Operating since January 1, 2012, this system consists of three separate regimes, to each of which domestic and foreign investors have equal access.
The first mode is the implementation of general investment incentives. Regardless of the region in which investments are made, all projects that meet specific requirements for capacity and the minimum amount of investment in fixed assets are supported within the framework of the general scheme of investment incentives.
The second mode is the implementation of regional investment incentives, in which the regional sectors to be supported are determined in accordance with the potential of the region and the size of the local economic scale, while the intensity of the support provided varies depending on the level of development of the regions.

Domestic and international companies engaged in research and development (R&D) in Turkey also have various advantages in the field of R&D. To make use of these advantages, many international companies are opening research centers in Turkey, providing a significant number of jobs.
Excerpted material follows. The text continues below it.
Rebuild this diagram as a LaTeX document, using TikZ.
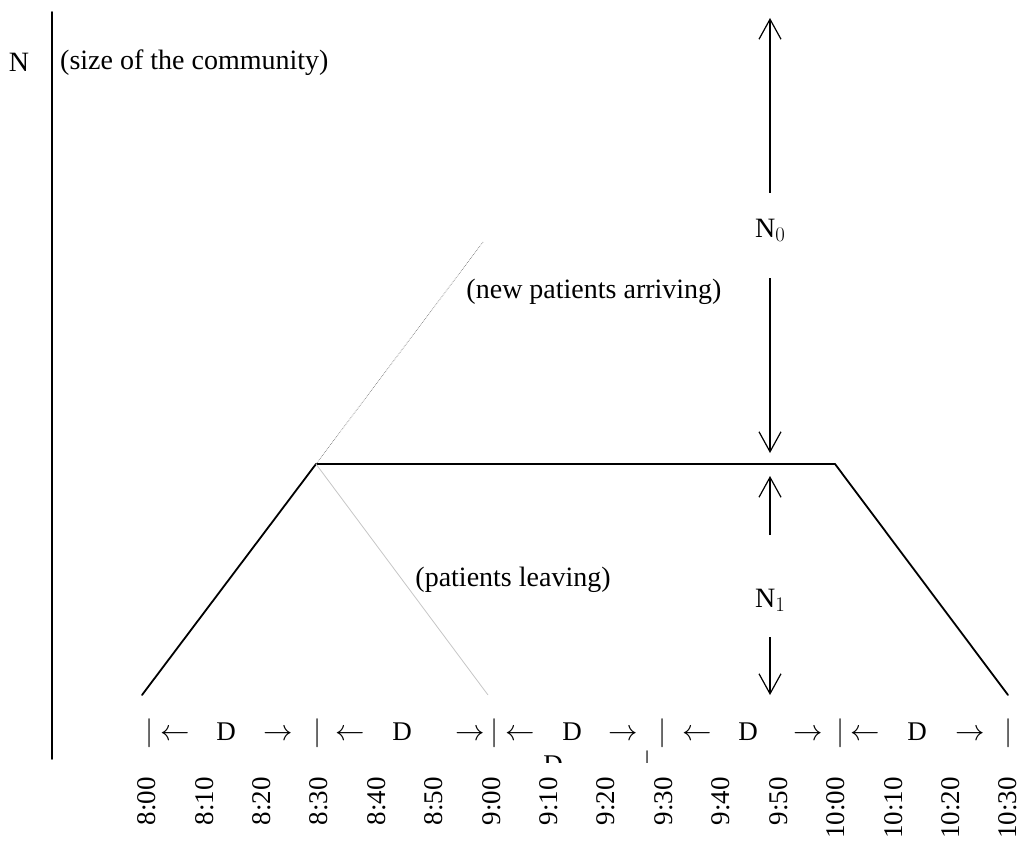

There are more than 200 research centers in Turkey, and about 210 of them belong to global companies such as Ford, Fiat, Daimler, AVL, Siemens, Samsung, Toyota, Bosch, Unilever, Renault and Cisco. Thus, the Ford research center in Turkey is the third largest center of the company in the world; the Fiat research center in Bursa is the only center of the company outside Italy on the European market; Samsung Electronics launched its research and development center at the Istanbul Technopark in 2015, as well as its innovation center in 2016.

R&D expenditures, which amounted to $ 4 billion in 2002, are now approaching $ 25 billion. The number of researchers during the same period increased from about 50 thousand to 240 thousand.